Interpret the Keyword Cloud

Viva Glint’s Natural Language Processing (NLP) technology extracts keywords and phrases that are relevant, commonly occurring, and unique to a filtered population. The keyword cloud is a section available on the Comments report.

  • Relevance is defined by how much more frequently a keyword appears than the naturally expected occurrence in organizational surveys.
  • The size of the word in the keyword cloud is based on the relevancy of the term.
  • Color represents the sentiment (positive, negative, or neutral).

Generation of the keyword cloud

A minimum number of comments are required in order for the keyword cloud to be generated by a report. There also needs to be a minimum number of occurrences for the keyword to appear, and the word needs to be in Glint’s proprietary dictionary. The keyword cloud is always in English, but NLP translates the comments from other languages.

Understand the keyword cloud methodology

Glint’s keyword methodology requires that keywords are:

  • Inherently meaningful within the context of employee engagement
  • Relevant within the context of a survey’s results
  • Unique compared to other companies’ survey

These steps explain how and why keywords are considered for inclusion in a keyword cloud:

Isolating Keywords

The first step to building a keyword cloud is to identify if a word actually qualifies as a keyword. To do so, Viva Glint's Natural Language Processing (NLP) technology defines keywords, excludes stop words, and analyzes word sequence.

Defining Keywords

Glint has a proprietary dictionary with over 16,000 keywords, which are commonly associated with employee engagement. If not associated with engagement, some of a survey’s most commonly used words may not be included in a keyword cloud.
Glint’s dictionary is continually updated through a combination of machine learning and human touch. Survey comments are matched against the dictionary to isolate keywords that should be considered for keyword cloud inclusion.

Excluding Stop Words

By its very definition, a keyword must be significant. For example, words like “the” or “to” have little meaning and are considered “stop words.” These words are excluded from Glint’s dictionary. In turn, comments analysis accounts only for meaningful words like “satisfied” or “leadership.”

Analyzing Word Sequence

Technically, a keyword can be a single word (e.g. “priorities”) or a word string, like “career development.” In order to isolate a single or multi-word keyword, each survey comment is split into various sequences. As an example, let’s look at this comment: “I am happy and have work life balance.”
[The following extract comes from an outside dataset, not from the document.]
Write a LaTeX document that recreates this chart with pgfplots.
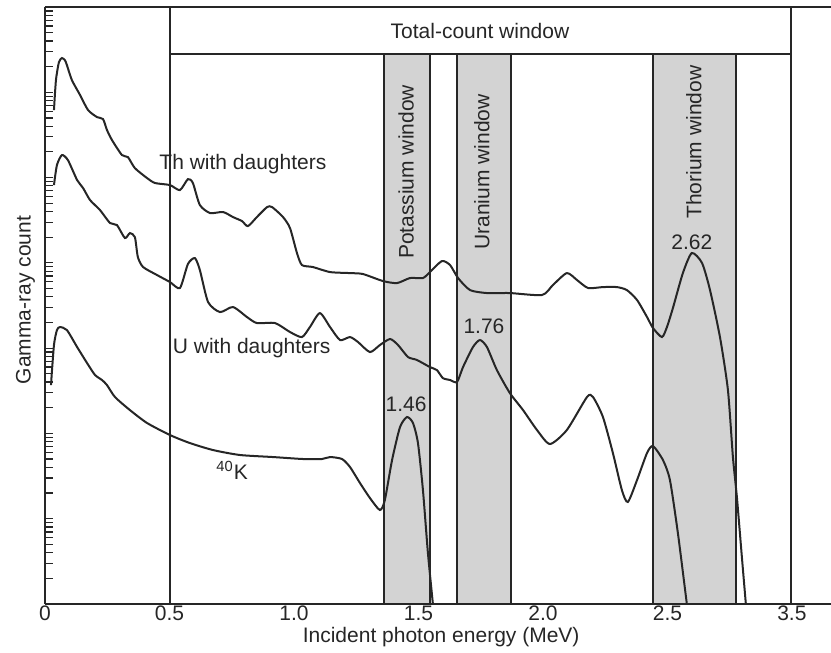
\documentclass[border=0pt]{standalone}
\usepackage{fontspec}
\setmainfont{Liberation Sans}
\usepackage{pgfplots}
\pgfplotsset{compat=1.18}
\definecolor{winfill}{RGB}{211,211,211}
\definecolor{ink}{RGB}{38,38,38}

\begin{document}
\begin{tikzpicture}[font=\fontsize{10.5}{12.6}\selectfont]
\begin{axis}[
  name=ax,
  scale only axis, width=393pt, height=298.5pt,
  xmin=0, xmax=3.157, ymin=0, ymax=7,
  axis x line=box, axis y line=left,
  axis line style={-, line width=0.9pt, ink},
  xtick={0,0.5,1,1.5,2,2.5,3},
  xticklabels={0,0.5,1.0,1.5,2.0,2.5,3.5},
  x tick style={draw=none},
  xticklabel pos=lower,
  xticklabel style={yshift=2.5pt, text=ink},
  ytick={0,1,...,7}, yticklabels={},
  minor ytick={0.301,0.477,0.602,0.699,0.778,0.845,0.903,0.954,
    1.301,1.477,1.602,1.699,1.778,1.845,1.903,1.954,
    2.301,2.477,2.602,2.699,2.778,2.845,2.903,2.954,
    3.301,3.477,3.602,3.699,3.778,3.845,3.903,3.954,
    4.301,4.477,4.602,4.699,4.778,4.845,4.903,4.954,
    5.301,5.477,5.602,5.699,5.778,5.845,5.903,5.954,
    6.301,6.477,6.602,6.699,6.778,6.845,6.903,6.954},
  y tick style={ink, line width=0.6pt},
  major tick length=4pt, minor tick length=4pt,
  tick align=inside,
  xlabel={Incident photon energy (MeV)},
  ylabel={Gamma-ray count},
  xlabel style={at={(axis description cs:0.504,-0.056)}, anchor=center, text=ink},
  ylabel style={at={(axis description cs:-0.025,0.509)}, anchor=center, text=ink},
  /pgf/number format/assume math mode=true,
]
% energy windows
\addplot[fill=winfill, draw=ink, line width=0.7pt] coordinates {(1.361,0) (1.361,6.448) (1.546,6.448) (1.546,0) (1.361,0)};
\addplot[fill=winfill, draw=ink, line width=0.7pt] coordinates {(1.655,0) (1.655,6.448) (1.871,6.448) (1.871,0) (1.655,0)};
\addplot[fill=winfill, draw=ink, line width=0.7pt] coordinates {(2.442,0) (2.442,6.448) (2.775,6.448) (2.775,0) (2.442,0)};
% total-count window
\addplot[ink, line width=0.8pt] coordinates {(0.502,0) (0.502,7)};
\addplot[ink, line width=0.8pt] coordinates {(2.996,0) (2.996,7)};
\addplot[ink, line width=0.8pt] coordinates {(0.502,6.448) (2.996,6.448)};

% Th with daughters
\addplot[ink, line width=1pt, smooth, tension=0.4] coordinates {
(0.036,5.791) (0.044,6.143) (0.056,6.354) (0.068,6.401) (0.080,6.377) (0.088,6.319)
(0.108,6.143) (0.141,5.967) (0.173,5.791) (0.209,5.709) (0.233,5.686) (0.249,5.557)
(0.269,5.440) (0.309,5.264) (0.333,5.240) (0.361,5.111) (0.410,4.994) (0.442,4.936)
(0.502,4.912) (0.542,4.853) (0.574,4.982) (0.594,4.936) (0.622,4.678) (0.663,4.584)
(0.715,4.596) (0.755,4.537) (0.791,4.490) (0.815,4.431) (0.851,4.537) (0.892,4.654)
(0.912,4.654) (0.956,4.537) (0.984,4.408) (1.012,4.115) (1.032,3.974) (1.076,3.951)
(1.145,3.892) (1.225,3.880) (1.277,3.869) (1.357,3.787) (1.414,3.763) (1.466,3.822)
(1.518,3.822) (1.546,3.892) (1.594,4.021) (1.627,3.974) (1.659,3.822) (1.707,3.681)
(1.775,3.646) (1.867,3.646) (1.996,3.623) (2.040,3.740) (2.096,3.880) (2.137,3.798)
(2.181,3.705) (2.241,3.716) (2.297,3.716) (2.337,3.681) (2.378,3.564) (2.418,3.365)
(2.442,3.236) (2.478,3.130) (2.498,3.247) (2.522,3.470) (2.562,3.880) (2.598,4.115)
(2.639,3.998) (2.671,3.681) (2.711,3.130) (2.743,2.509) (2.763,1.723) (2.779,1.254)
(2.799,0.551) (2.815,0)
};
% U with daughters
\addplot[ink, line width=1pt, smooth, tension=0.4] coordinates {
(0.036,4.912) (0.048,5.147) (0.068,5.264) (0.092,5.205) (0.129,4.971) (0.153,4.877)
(0.181,4.736) (0.221,4.619) (0.261,4.467) (0.289,4.443) (0.321,4.291) (0.341,4.349)
(0.361,4.302) (0.373,4.068) (0.394,3.951) (0.450,3.857) (0.502,3.775) (0.542,3.705)
(0.574,3.986) (0.602,4.056) (0.622,3.916) (0.655,3.540) (0.703,3.423) (0.755,3.482)
(0.811,3.365) (0.851,3.294) (0.924,3.294) (0.984,3.189) (1.032,3.130) (1.064,3.247)
(1.104,3.411) (1.145,3.247) (1.185,3.095) (1.225,3.130) (1.257,3.072) (1.305,2.954)
(1.345,3.036) (1.386,3.107) (1.418,3.036) (1.458,2.896) (1.494,2.861) (1.546,2.778)
(1.574,2.743) (1.598,2.649) (1.627,2.626) (1.655,2.603) (1.679,2.778) (1.719,3.013)
(1.747,3.095) (1.775,3.013) (1.815,2.743) (1.867,2.474) (1.920,2.274) (1.976,2.040)
(2.028,1.876) (2.096,2.040) (2.177,2.427) (2.201,2.427) (2.241,2.192) (2.281,1.770)
(2.317,1.336) (2.341,1.196) (2.378,1.454) (2.418,1.770) (2.442,1.852) (2.482,1.688)
(2.510,1.454) (2.542,0.832) (2.578,0)
};
% 40K
\addplot[ink, line width=1pt, smooth, tension=0.4] coordinates {
(0.024,2.567) (0.036,3.036) (0.048,3.212) (0.060,3.247) (0.088,3.212) (0.129,3.013)
(0.169,2.825) (0.201,2.685) (0.229,2.626) (0.249,2.567) (0.281,2.427) (0.341,2.274)
(0.410,2.122) (0.502,1.981) (0.582,1.887) (0.675,1.805) (0.783,1.747) (0.916,1.723)
(1.036,1.700) (1.112,1.700) (1.145,1.723) (1.193,1.700) (1.225,1.606) (1.265,1.419)
(1.305,1.243) (1.345,1.102) (1.365,1.219) (1.394,1.688) (1.426,2.075) (1.454,2.192)
(1.478,2.122) (1.498,1.887) (1.518,1.336) (1.538,0.598) (1.558,0)
};

\node[text=ink] at (axis cs:1.747,6.717) {Total-count window};
\node[text=ink, rotate=90] at (axis cs:1.450,5.065) {Potassium window};
\node[text=ink, rotate=90] at (axis cs:1.755,5.065) {Uranium window};
\node[text=ink, rotate=90] at (axis cs:2.606,5.416) {Thorium window};
\node[text=ink, anchor=west, inner sep=0pt] at (axis cs:0.458,5.158) {Th with daughters};
\node[text=ink, anchor=west, inner sep=0pt] at (axis cs:0.512,3.001) {U with daughters};
\node[text=ink, anchor=west, inner sep=0pt] at (axis cs:0.687,1.571) {\textsuperscript{40}K};
\node[text=ink] at (axis cs:1.450,2.345) {1.46};
\node[text=ink] at (axis cs:1.763,3.259) {1.76};
\node[text=ink] at (axis cs:2.598,4.244) {2.62};
\end{axis}
\path (ax.south west) ++(-22.5pt,-24.5pt) coordinate (bl);
\path (ax.north east) ++(0pt,3.5pt) coordinate (tr);
\pgfresetboundingbox
\path[use as bounding box] (bl) rectangle (tr);
\end{tikzpicture}
\end{document}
  • One-word sequence: I, am, happy, and, have, work, life, balance, …
  • Two-word sequence: I am, am happy, happy and, and have, …
  • Three-word sequence: ...and have work, have work life, work life balance. Each sequence is then matched against Glint’s keyword dictionary. In this example, the keywords “happy” and “work life balance” are defined as keywords.

Scoring Keywords

Once a keyword is isolated, Glint assigns it a score based on its relevance and salience (i.e. usefulness).

  • To calculate relevance, the scoring algorithm determines a keyword’s frequency within a slice. A slice is a cut of data, such as the results of a company-wide survey or the results of a filtered group within a survey. A higher frequency of the keyword within a slice indicates higher relevance, which increases its score.
  • To identify salience, a keyword is featured only when it's unique compared to other slices or surveys. The scoring algorithm determines a keyword’s frequency within all comments on Glint, across all companies. Here, a higher frequency of the keyword indicates lower salience, which decreases its score. Keywords with the highest scores go through a final sorting process to determine which are ultimately featured in the keyword cloud.

Sorting Keywords

In order to properly represent a survey’s results, the keyword cloud should represent as many of a survey’s comments as possible. A balance must also exist between representing keywords from all comments and keywords which are still the most meaningful.
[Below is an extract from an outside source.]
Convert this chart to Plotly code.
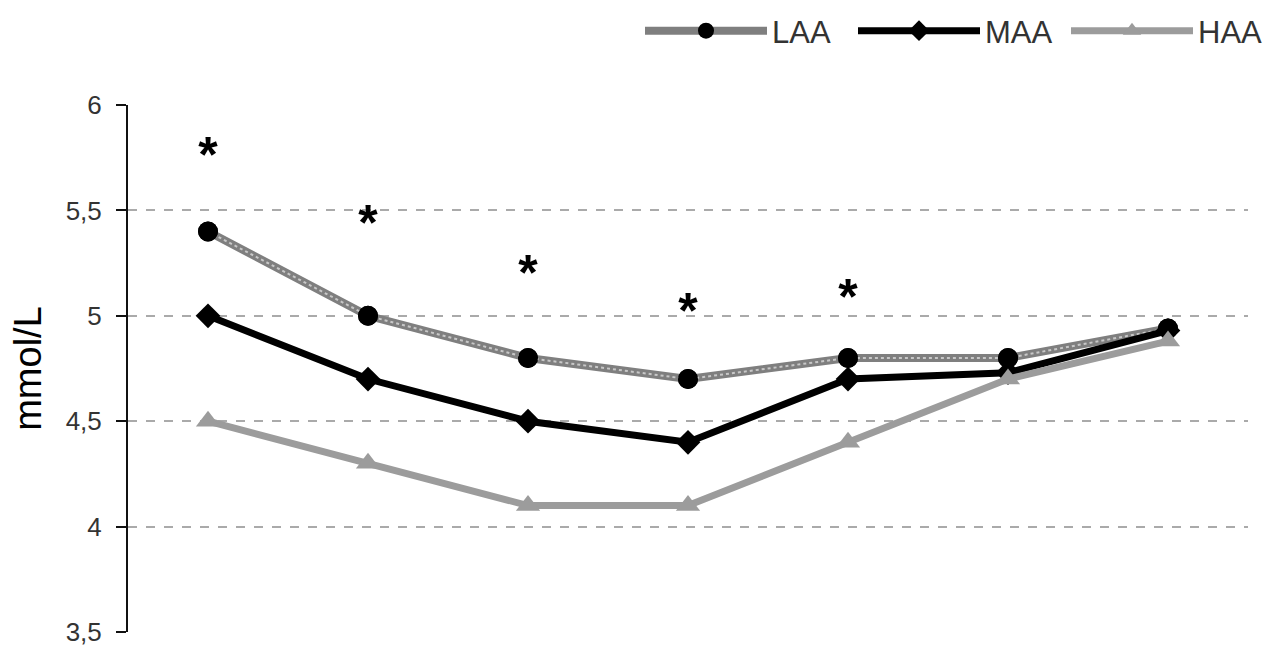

For example, certain keywords (management, communication, feedback, etc.) typically have a high frequency across comments in every slice and across all companies. Keyword clouds could easily look the same in almost any scenario, which isn’t helpful.

To sort keywords effectively, Glint uses an optimal range of times that a keyword is represented in a slice’s comments, in order to be included in the keyword cloud. This range is referred to as slice coverage. Optimal slice coverage range doesn't include keywords with the highest frequency. The purpose is to include commonly occurring, high-scoring keywords and not those that aren’t so frequent that they lose their unique value.

Glint puts a slice’s keywords through a final sorting process where:

  1. The highest-scoring keyword is pulled forward for consideration. If it falls within the most optimal slice coverage range, it's added to the keyword cloud.
  2. The comment with the next highest-scoring keyword is then compared to the optimal slice coverage range. And so on…
  3. Since not all keywords match the first optimal slice coverage range, Glint matches keywords from the remaining comments against the next most optimal slice coverage range.

This sorting process is repeated until a target number of keywords for inclusion is reached. Through this process of isolating, scoring, and sorting, Glint’s keyword clouds contain keywords that are meaningful, commonly occurring, and unique.